**Brief**
Identify and pull out each line of the entries in which "this" occurs.

**Recorded data**
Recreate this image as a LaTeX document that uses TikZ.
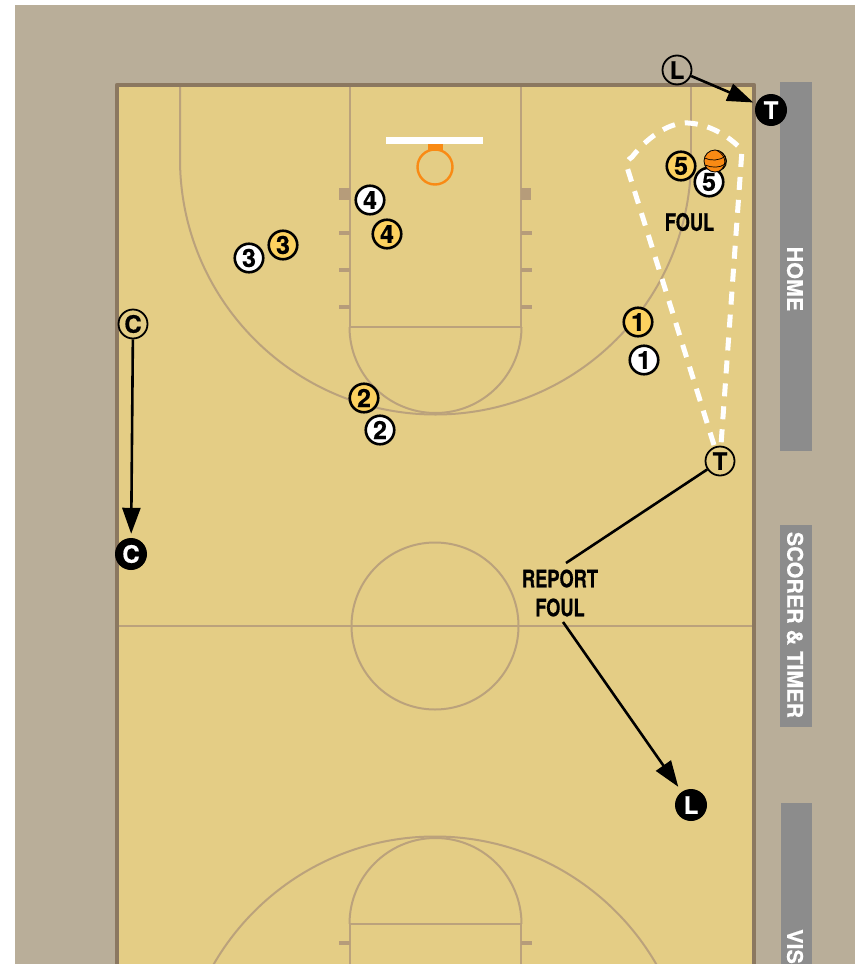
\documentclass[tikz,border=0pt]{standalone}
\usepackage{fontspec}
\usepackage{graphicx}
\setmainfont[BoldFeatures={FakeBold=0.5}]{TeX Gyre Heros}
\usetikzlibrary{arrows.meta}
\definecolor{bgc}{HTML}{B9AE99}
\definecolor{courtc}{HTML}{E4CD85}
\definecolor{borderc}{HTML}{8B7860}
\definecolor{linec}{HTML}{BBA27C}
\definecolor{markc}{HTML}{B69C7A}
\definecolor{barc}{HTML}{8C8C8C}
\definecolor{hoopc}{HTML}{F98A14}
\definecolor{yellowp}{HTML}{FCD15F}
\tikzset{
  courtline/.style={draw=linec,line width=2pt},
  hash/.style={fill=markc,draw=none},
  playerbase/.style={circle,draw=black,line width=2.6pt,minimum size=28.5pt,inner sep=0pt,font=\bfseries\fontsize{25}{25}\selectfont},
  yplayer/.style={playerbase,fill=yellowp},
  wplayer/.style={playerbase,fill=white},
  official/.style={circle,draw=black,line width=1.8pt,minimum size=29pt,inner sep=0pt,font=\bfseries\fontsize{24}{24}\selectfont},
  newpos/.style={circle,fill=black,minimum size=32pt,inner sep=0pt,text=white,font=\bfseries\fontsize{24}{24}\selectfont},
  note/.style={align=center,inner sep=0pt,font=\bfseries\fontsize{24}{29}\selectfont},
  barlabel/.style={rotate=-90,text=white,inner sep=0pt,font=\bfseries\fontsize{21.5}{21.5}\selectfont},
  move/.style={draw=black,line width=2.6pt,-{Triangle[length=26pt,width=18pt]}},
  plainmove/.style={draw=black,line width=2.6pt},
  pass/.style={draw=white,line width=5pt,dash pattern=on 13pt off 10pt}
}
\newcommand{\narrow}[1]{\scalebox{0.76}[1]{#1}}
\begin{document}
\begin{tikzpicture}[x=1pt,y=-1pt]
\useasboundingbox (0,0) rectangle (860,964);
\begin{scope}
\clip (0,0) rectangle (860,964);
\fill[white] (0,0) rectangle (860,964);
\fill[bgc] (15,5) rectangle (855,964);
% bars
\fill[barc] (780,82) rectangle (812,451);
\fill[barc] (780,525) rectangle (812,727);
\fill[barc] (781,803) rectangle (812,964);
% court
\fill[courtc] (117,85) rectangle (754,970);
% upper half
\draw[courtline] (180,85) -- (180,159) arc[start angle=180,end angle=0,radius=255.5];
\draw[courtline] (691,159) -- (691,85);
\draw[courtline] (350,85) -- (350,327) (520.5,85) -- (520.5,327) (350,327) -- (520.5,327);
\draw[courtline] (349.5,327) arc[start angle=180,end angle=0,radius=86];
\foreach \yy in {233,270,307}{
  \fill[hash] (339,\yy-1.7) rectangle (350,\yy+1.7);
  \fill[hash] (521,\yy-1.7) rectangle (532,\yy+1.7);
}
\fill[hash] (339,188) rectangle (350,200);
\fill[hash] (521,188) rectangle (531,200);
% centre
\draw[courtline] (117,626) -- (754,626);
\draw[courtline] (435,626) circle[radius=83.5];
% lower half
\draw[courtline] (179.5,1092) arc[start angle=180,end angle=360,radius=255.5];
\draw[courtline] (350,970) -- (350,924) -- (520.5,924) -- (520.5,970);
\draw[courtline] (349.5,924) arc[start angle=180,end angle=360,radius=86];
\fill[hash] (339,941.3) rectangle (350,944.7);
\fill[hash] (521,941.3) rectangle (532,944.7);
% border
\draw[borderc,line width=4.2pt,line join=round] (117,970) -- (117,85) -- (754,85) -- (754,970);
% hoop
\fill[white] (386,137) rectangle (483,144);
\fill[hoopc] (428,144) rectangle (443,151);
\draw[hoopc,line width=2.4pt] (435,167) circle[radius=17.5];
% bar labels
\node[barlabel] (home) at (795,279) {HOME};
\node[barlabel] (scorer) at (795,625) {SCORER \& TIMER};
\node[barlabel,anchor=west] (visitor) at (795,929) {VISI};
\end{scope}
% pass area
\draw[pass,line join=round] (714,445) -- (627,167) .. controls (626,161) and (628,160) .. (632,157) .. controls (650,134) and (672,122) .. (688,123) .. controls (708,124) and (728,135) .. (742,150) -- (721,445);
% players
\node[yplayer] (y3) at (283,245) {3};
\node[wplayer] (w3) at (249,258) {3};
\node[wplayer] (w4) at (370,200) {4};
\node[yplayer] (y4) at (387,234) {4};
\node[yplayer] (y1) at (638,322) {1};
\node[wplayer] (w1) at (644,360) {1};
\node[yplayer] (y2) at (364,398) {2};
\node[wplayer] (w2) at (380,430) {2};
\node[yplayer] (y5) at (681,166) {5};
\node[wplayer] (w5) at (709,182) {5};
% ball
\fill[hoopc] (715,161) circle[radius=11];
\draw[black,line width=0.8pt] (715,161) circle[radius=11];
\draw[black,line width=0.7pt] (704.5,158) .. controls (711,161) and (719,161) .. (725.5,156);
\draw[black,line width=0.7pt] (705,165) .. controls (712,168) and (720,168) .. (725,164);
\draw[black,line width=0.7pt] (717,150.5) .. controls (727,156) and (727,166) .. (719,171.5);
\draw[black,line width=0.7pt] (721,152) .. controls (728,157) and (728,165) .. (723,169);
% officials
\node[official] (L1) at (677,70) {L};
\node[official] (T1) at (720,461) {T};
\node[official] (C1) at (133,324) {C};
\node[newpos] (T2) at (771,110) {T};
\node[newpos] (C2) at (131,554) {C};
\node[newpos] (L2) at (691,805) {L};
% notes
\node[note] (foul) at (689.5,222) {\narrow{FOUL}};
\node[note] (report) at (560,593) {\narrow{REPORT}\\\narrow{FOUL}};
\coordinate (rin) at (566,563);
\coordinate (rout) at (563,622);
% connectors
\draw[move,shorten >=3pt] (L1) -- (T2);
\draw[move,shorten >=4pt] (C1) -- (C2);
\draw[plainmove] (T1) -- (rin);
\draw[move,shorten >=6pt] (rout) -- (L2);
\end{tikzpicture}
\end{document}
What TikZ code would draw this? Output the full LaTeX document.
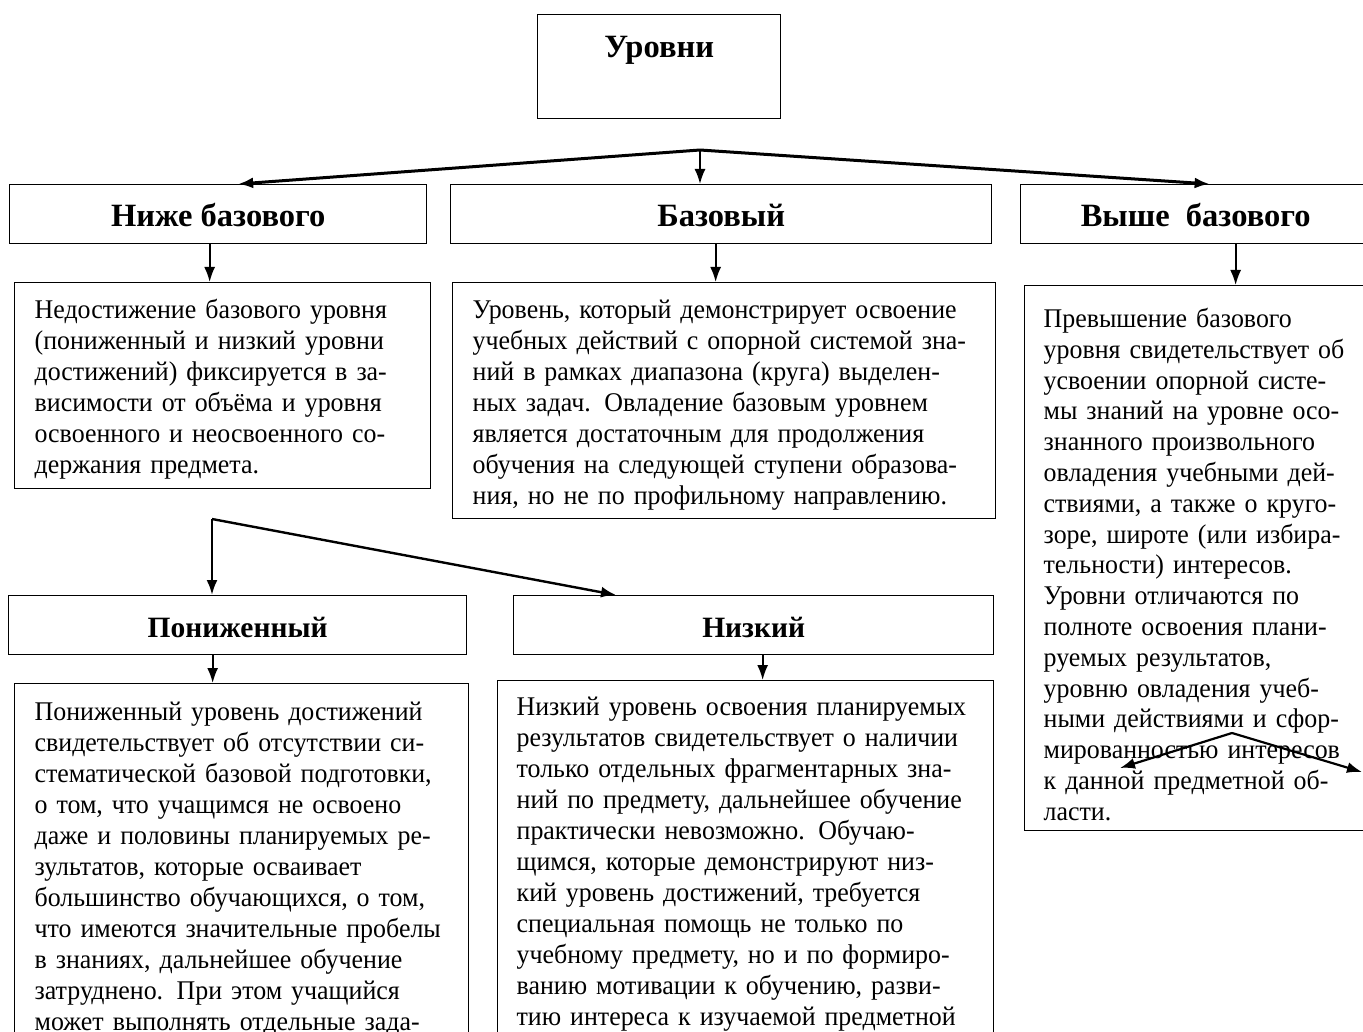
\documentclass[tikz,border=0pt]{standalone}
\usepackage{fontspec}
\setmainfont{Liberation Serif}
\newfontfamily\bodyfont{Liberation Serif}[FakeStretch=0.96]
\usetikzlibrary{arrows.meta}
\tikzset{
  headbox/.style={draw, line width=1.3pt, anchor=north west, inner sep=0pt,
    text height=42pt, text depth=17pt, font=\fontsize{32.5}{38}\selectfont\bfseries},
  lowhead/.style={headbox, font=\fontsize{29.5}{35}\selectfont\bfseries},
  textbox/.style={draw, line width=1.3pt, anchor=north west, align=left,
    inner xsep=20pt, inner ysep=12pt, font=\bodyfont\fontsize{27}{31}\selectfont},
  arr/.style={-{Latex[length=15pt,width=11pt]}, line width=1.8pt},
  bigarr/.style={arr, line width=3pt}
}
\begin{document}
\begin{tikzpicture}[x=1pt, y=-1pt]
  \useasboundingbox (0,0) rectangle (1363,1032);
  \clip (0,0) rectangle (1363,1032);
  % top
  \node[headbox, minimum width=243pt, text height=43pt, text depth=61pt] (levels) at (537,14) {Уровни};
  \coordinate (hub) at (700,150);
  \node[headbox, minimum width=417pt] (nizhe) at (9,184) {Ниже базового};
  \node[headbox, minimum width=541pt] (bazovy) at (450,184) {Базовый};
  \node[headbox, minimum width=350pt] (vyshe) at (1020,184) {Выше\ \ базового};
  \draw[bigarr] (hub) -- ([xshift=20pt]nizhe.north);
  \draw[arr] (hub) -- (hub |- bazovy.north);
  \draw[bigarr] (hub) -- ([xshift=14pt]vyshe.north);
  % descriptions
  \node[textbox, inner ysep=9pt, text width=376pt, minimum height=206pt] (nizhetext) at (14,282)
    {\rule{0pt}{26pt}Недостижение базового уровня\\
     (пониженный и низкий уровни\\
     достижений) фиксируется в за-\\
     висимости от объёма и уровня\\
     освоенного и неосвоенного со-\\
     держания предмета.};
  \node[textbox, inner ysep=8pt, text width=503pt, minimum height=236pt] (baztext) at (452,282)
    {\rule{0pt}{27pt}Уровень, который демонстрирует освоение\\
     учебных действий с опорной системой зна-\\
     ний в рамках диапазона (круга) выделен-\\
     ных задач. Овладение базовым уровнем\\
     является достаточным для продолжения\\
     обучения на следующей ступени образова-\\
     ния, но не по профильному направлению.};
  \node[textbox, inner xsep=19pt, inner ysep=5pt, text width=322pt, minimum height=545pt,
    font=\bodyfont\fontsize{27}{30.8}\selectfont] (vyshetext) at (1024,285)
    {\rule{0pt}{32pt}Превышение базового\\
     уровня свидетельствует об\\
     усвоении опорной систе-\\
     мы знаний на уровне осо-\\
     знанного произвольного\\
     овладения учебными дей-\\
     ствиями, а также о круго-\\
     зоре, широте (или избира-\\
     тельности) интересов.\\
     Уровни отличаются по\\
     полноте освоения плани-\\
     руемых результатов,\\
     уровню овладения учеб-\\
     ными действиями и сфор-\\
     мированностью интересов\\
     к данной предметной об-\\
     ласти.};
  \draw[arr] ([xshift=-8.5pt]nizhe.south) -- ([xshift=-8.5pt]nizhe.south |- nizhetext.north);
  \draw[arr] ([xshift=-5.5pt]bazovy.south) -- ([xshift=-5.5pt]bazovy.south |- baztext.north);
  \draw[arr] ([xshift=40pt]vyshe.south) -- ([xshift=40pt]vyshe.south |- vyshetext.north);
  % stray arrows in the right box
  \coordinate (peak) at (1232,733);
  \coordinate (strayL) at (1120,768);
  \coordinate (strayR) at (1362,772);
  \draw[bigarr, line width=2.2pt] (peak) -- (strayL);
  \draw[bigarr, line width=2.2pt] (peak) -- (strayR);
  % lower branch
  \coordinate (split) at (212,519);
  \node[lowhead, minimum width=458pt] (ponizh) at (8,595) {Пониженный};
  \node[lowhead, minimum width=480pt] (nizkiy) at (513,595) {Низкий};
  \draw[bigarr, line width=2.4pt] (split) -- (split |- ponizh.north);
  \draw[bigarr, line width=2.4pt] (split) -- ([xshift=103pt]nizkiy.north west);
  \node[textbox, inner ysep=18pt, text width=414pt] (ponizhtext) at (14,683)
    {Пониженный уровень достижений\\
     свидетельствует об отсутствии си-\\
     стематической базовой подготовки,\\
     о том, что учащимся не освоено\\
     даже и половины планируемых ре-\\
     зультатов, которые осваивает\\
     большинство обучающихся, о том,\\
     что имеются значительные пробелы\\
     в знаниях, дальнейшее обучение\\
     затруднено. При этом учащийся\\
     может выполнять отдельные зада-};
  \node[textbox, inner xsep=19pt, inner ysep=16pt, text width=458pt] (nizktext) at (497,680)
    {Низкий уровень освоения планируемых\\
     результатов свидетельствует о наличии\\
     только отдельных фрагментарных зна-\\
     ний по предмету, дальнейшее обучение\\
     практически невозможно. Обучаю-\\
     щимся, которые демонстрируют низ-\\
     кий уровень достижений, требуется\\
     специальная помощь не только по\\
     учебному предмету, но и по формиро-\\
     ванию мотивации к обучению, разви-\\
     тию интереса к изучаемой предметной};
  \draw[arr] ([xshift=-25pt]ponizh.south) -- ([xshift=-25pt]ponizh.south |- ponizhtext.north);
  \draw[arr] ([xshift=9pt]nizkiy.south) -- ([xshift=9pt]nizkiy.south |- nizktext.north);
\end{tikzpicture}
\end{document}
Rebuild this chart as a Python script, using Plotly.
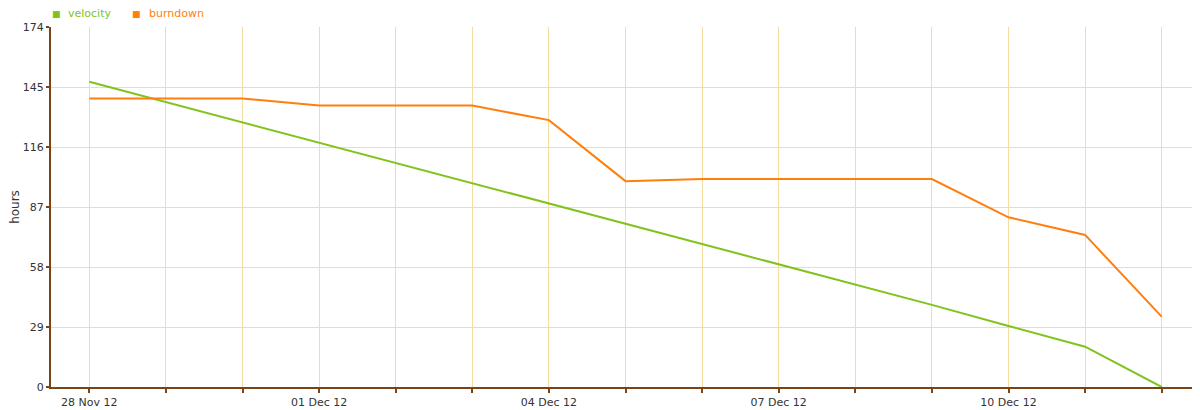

**Written solution**
Recreate this image as a LaTeX document that uses TikZ.
What TikZ code would draw this? Output the full LaTeX document.
Rebuild this chart as a Python script, using Plotly.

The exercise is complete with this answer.